# start of DATA SHOWN

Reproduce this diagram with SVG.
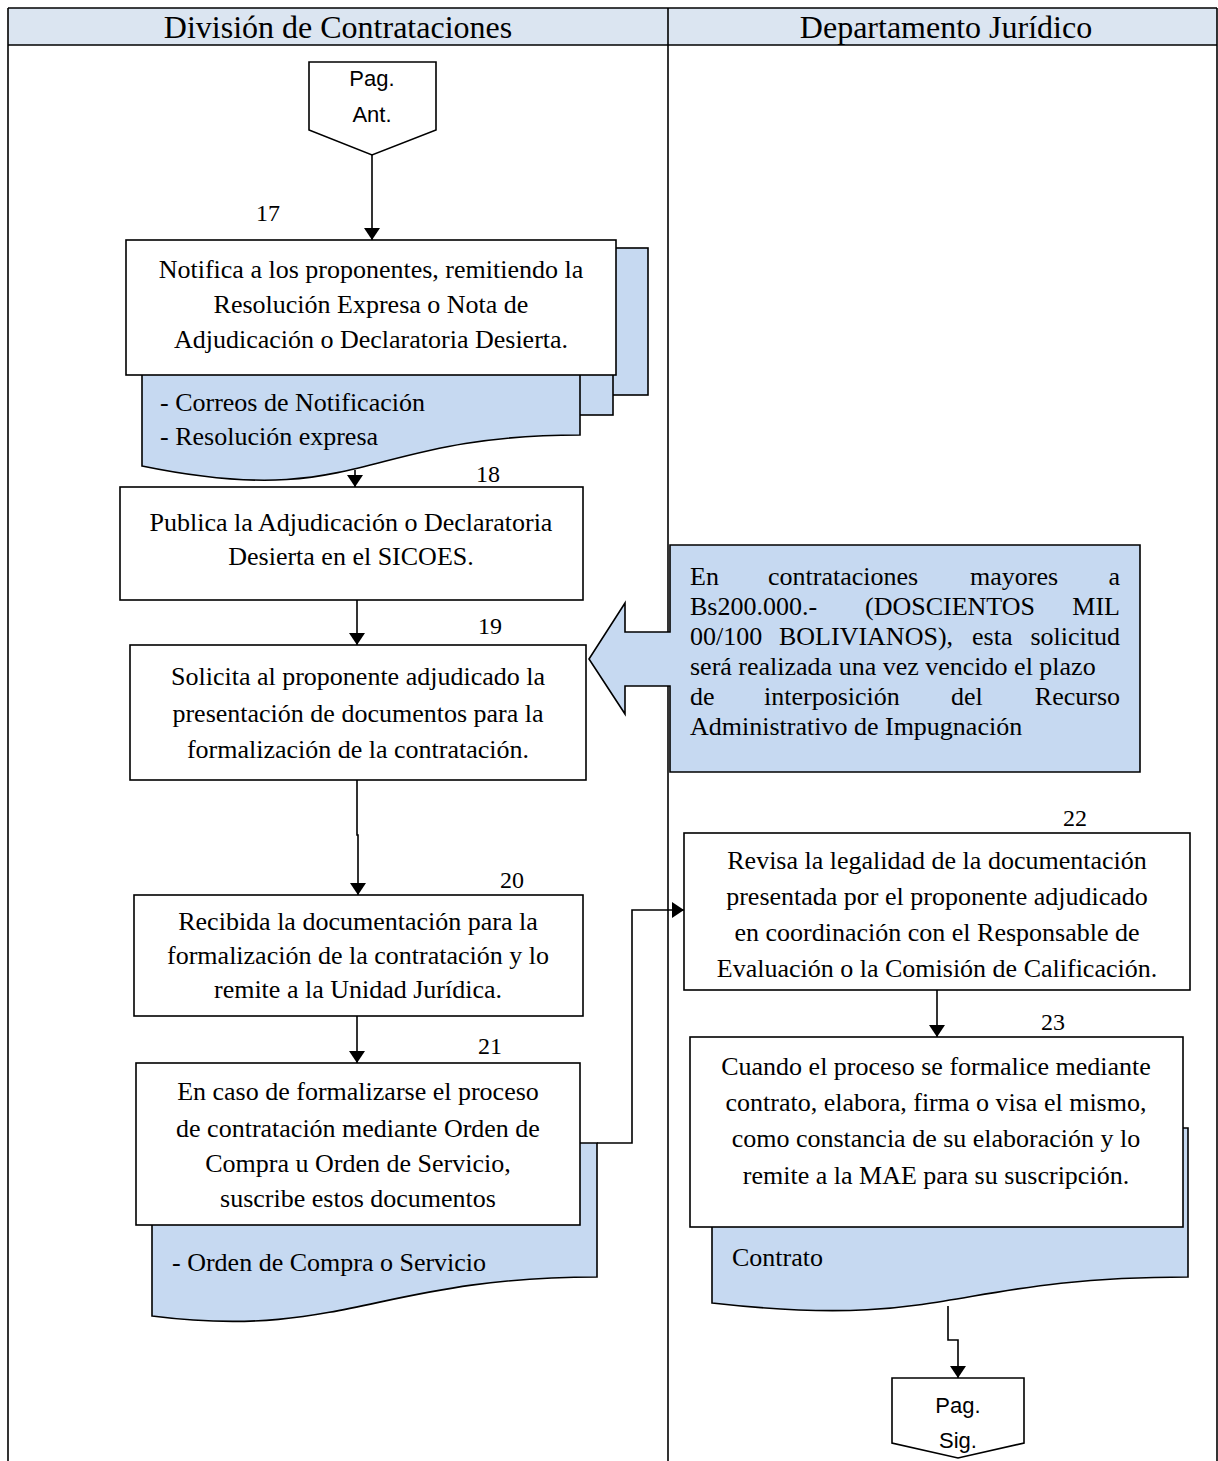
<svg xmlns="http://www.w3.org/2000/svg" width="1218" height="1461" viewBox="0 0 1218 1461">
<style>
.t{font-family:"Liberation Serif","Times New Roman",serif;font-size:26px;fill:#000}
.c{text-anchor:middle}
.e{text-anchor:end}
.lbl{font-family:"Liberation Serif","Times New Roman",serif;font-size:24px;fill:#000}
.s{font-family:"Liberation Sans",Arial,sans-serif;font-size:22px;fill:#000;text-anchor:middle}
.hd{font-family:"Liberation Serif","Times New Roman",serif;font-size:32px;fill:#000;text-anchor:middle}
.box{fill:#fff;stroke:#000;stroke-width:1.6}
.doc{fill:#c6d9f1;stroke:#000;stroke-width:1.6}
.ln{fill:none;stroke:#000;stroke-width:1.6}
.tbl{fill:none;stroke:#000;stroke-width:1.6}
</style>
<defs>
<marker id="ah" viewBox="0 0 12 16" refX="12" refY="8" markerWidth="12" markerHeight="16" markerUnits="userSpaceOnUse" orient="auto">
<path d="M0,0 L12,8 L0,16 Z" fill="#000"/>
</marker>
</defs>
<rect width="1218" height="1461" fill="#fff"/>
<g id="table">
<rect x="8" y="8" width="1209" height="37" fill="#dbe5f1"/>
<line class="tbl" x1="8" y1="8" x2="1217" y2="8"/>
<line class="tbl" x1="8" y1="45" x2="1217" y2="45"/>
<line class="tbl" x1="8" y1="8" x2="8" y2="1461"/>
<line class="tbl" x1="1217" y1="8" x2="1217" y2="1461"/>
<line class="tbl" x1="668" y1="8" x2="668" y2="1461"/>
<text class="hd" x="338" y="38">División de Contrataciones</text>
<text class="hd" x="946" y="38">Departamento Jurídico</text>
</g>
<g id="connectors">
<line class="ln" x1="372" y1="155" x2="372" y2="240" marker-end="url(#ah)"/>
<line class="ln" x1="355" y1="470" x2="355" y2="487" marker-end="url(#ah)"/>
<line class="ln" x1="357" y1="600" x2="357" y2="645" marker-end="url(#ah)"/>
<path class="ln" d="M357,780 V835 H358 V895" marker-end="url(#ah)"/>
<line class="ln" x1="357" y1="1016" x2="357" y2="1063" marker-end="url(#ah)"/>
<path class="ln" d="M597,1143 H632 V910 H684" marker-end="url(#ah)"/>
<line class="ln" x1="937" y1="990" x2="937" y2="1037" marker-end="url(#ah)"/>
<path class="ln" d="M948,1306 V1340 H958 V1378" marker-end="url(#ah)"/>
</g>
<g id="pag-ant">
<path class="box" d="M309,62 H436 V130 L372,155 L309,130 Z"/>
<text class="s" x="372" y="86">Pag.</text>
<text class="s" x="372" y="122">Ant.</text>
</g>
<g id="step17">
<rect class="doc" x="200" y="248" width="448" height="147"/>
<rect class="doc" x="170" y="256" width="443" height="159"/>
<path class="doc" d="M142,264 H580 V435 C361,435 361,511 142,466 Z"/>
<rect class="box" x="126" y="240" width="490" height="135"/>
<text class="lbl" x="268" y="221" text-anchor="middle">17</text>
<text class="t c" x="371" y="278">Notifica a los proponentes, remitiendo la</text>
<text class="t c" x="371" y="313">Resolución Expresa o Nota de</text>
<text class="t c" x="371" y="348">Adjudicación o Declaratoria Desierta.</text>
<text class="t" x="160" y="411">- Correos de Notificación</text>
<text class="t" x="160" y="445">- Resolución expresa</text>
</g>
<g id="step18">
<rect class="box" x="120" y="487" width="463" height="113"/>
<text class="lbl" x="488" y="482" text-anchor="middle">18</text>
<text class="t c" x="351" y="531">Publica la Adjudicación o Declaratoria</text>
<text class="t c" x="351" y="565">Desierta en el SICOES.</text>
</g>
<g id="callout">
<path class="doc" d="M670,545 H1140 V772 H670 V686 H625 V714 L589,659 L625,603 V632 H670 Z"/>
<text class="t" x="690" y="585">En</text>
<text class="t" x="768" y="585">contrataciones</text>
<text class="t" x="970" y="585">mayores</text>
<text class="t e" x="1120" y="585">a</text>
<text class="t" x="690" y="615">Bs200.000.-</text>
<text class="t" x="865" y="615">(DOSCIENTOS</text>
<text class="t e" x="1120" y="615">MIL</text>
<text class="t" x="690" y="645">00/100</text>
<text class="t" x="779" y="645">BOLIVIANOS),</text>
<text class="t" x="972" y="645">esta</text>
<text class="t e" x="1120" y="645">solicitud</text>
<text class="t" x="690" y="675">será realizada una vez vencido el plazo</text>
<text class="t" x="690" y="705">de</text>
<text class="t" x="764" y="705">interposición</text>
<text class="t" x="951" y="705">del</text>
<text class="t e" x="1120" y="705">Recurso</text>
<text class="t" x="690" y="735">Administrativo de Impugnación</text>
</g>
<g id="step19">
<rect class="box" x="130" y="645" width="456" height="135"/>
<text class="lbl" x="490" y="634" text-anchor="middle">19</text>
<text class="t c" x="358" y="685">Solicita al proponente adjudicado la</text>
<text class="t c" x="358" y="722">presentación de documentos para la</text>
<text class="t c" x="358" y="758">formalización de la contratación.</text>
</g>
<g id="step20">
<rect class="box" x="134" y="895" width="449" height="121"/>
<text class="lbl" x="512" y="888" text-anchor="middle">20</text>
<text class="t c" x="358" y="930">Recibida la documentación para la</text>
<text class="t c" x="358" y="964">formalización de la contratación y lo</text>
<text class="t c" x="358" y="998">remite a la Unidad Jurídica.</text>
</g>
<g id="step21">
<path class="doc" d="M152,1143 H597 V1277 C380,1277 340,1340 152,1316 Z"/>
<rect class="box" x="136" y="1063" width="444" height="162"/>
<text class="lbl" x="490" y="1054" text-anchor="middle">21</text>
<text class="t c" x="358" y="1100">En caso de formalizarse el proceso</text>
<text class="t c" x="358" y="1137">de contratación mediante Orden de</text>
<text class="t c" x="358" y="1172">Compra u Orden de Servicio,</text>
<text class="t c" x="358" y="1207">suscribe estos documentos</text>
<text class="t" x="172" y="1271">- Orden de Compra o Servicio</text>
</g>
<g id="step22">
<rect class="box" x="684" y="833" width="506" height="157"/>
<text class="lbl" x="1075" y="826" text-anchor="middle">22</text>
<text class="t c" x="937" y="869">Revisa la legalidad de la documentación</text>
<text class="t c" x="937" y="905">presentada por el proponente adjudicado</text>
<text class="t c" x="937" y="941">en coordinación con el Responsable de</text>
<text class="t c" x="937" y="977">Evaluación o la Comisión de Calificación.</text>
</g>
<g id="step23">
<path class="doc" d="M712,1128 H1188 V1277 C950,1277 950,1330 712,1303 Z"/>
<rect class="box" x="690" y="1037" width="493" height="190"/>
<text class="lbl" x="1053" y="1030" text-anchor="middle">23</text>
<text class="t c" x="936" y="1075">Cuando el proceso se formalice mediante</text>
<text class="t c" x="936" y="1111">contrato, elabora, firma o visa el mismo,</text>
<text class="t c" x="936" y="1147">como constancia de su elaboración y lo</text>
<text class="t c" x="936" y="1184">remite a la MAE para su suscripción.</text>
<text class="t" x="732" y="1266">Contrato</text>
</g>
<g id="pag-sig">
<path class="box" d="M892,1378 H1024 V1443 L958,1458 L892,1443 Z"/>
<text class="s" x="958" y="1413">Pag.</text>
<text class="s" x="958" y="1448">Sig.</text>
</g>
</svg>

# end of DATA SHOWN

Except for the pictures, give all the material above again verbatim.

= RESPONSE =
Reproduce this diagram with SVG.
<svg xmlns="http://www.w3.org/2000/svg" width="1218" height="1461" viewBox="0 0 1218 1461">
<style>
.t{font-family:"Liberation Serif","Times New Roman",serif;font-size:26px;fill:#000}
.c{text-anchor:middle}
.e{text-anchor:end}
.lbl{font-family:"Liberation Serif","Times New Roman",serif;font-size:24px;fill:#000}
.s{font-family:"Liberation Sans",Arial,sans-serif;font-size:22px;fill:#000;text-anchor:middle}
.hd{font-family:"Liberation Serif","Times New Roman",serif;font-size:32px;fill:#000;text-anchor:middle}
.box{fill:#fff;stroke:#000;stroke-width:1.6}
.doc{fill:#c6d9f1;stroke:#000;stroke-width:1.6}
.ln{fill:none;stroke:#000;stroke-width:1.6}
.tbl{fill:none;stroke:#000;stroke-width:1.6}
</style>
<defs>
<marker id="ah" viewBox="0 0 12 16" refX="12" refY="8" markerWidth="12" markerHeight="16" markerUnits="userSpaceOnUse" orient="auto">
<path d="M0,0 L12,8 L0,16 Z" fill="#000"/>
</marker>
</defs>
<rect width="1218" height="1461" fill="#fff"/>
<g id="table">
<rect x="8" y="8" width="1209" height="37" fill="#dbe5f1"/>
<line class="tbl" x1="8" y1="8" x2="1217" y2="8"/>
<line class="tbl" x1="8" y1="45" x2="1217" y2="45"/>
<line class="tbl" x1="8" y1="8" x2="8" y2="1461"/>
<line class="tbl" x1="1217" y1="8" x2="1217" y2="1461"/>
<line class="tbl" x1="668" y1="8" x2="668" y2="1461"/>
<text class="hd" x="338" y="38">División de Contrataciones</text>
<text class="hd" x="946" y="38">Departamento Jurídico</text>
</g>
<g id="connectors">
<line class="ln" x1="372" y1="155" x2="372" y2="240" marker-end="url(#ah)"/>
<line class="ln" x1="355" y1="470" x2="355" y2="487" marker-end="url(#ah)"/>
<line class="ln" x1="357" y1="600" x2="357" y2="645" marker-end="url(#ah)"/>
<path class="ln" d="M357,780 V835 H358 V895" marker-end="url(#ah)"/>
<line class="ln" x1="357" y1="1016" x2="357" y2="1063" marker-end="url(#ah)"/>
<path class="ln" d="M597,1143 H632 V910 H684" marker-end="url(#ah)"/>
<line class="ln" x1="937" y1="990" x2="937" y2="1037" marker-end="url(#ah)"/>
<path class="ln" d="M948,1306 V1340 H958 V1378" marker-end="url(#ah)"/>
</g>
<g id="pag-ant">
<path class="box" d="M309,62 H436 V130 L372,155 L309,130 Z"/>
<text class="s" x="372" y="86">Pag.</text>
<text class="s" x="372" y="122">Ant.</text>
</g>
<g id="step17">
<rect class="doc" x="200" y="248" width="448" height="147"/>
<rect class="doc" x="170" y="256" width="443" height="159"/>
<path class="doc" d="M142,264 H580 V435 C361,435 361,511 142,466 Z"/>
<rect class="box" x="126" y="240" width="490" height="135"/>
<text class="lbl" x="268" y="221" text-anchor="middle">17</text>
<text class="t c" x="371" y="278">Notifica a los proponentes, remitiendo la</text>
<text class="t c" x="371" y="313">Resolución Expresa o Nota de</text>
<text class="t c" x="371" y="348">Adjudicación o Declaratoria Desierta.</text>
<text class="t" x="160" y="411">- Correos de Notificación</text>
<text class="t" x="160" y="445">- Resolución expresa</text>
</g>
<g id="step18">
<rect class="box" x="120" y="487" width="463" height="113"/>
<text class="lbl" x="488" y="482" text-anchor="middle">18</text>
<text class="t c" x="351" y="531">Publica la Adjudicación o Declaratoria</text>
<text class="t c" x="351" y="565">Desierta en el SICOES.</text>
</g>
<g id="callout">
<path class="doc" d="M670,545 H1140 V772 H670 V686 H625 V714 L589,659 L625,603 V632 H670 Z"/>
<text class="t" x="690" y="585">En</text>
<text class="t" x="768" y="585">contrataciones</text>
<text class="t" x="970" y="585">mayores</text>
<text class="t e" x="1120" y="585">a</text>
<text class="t" x="690" y="615">Bs200.000.-</text>
<text class="t" x="865" y="615">(DOSCIENTOS</text>
<text class="t e" x="1120" y="615">MIL</text>
<text class="t" x="690" y="645">00/100</text>
<text class="t" x="779" y="645">BOLIVIANOS),</text>
<text class="t" x="972" y="645">esta</text>
<text class="t e" x="1120" y="645">solicitud</text>
<text class="t" x="690" y="675">será realizada una vez vencido el plazo</text>
<text class="t" x="690" y="705">de</text>
<text class="t" x="764" y="705">interposición</text>
<text class="t" x="951" y="705">del</text>
<text class="t e" x="1120" y="705">Recurso</text>
<text class="t" x="690" y="735">Administrativo de Impugnación</text>
</g>
<g id="step19">
<rect class="box" x="130" y="645" width="456" height="135"/>
<text class="lbl" x="490" y="634" text-anchor="middle">19</text>
<text class="t c" x="358" y="685">Solicita al proponente adjudicado la</text>
<text class="t c" x="358" y="722">presentación de documentos para la</text>
<text class="t c" x="358" y="758">formalización de la contratación.</text>
</g>
<g id="step20">
<rect class="box" x="134" y="895" width="449" height="121"/>
<text class="lbl" x="512" y="888" text-anchor="middle">20</text>
<text class="t c" x="358" y="930">Recibida la documentación para la</text>
<text class="t c" x="358" y="964">formalización de la contratación y lo</text>
<text class="t c" x="358" y="998">remite a la Unidad Jurídica.</text>
</g>
<g id="step21">
<path class="doc" d="M152,1143 H597 V1277 C380,1277 340,1340 152,1316 Z"/>
<rect class="box" x="136" y="1063" width="444" height="162"/>
<text class="lbl" x="490" y="1054" text-anchor="middle">21</text>
<text class="t c" x="358" y="1100">En caso de formalizarse el proceso</text>
<text class="t c" x="358" y="1137">de contratación mediante Orden de</text>
<text class="t c" x="358" y="1172">Compra u Orden de Servicio,</text>
<text class="t c" x="358" y="1207">suscribe estos documentos</text>
<text class="t" x="172" y="1271">- Orden de Compra o Servicio</text>
</g>
<g id="step22">
<rect class="box" x="684" y="833" width="506" height="157"/>
<text class="lbl" x="1075" y="826" text-anchor="middle">22</text>
<text class="t c" x="937" y="869">Revisa la legalidad de la documentación</text>
<text class="t c" x="937" y="905">presentada por el proponente adjudicado</text>
<text class="t c" x="937" y="941">en coordinación con el Responsable de</text>
<text class="t c" x="937" y="977">Evaluación o la Comisión de Calificación.</text>
</g>
<g id="step23">
<path class="doc" d="M712,1128 H1188 V1277 C950,1277 950,1330 712,1303 Z"/>
<rect class="box" x="690" y="1037" width="493" height="190"/>
<text class="lbl" x="1053" y="1030" text-anchor="middle">23</text>
<text class="t c" x="936" y="1075">Cuando el proceso se formalice mediante</text>
<text class="t c" x="936" y="1111">contrato, elabora, firma o visa el mismo,</text>
<text class="t c" x="936" y="1147">como constancia de su elaboración y lo</text>
<text class="t c" x="936" y="1184">remite a la MAE para su suscripción.</text>
<text class="t" x="732" y="1266">Contrato</text>
</g>
<g id="pag-sig">
<path class="box" d="M892,1378 H1024 V1443 L958,1458 L892,1443 Z"/>
<text class="s" x="958" y="1413">Pag.</text>
<text class="s" x="958" y="1448">Sig.</text>
</g>
</svg>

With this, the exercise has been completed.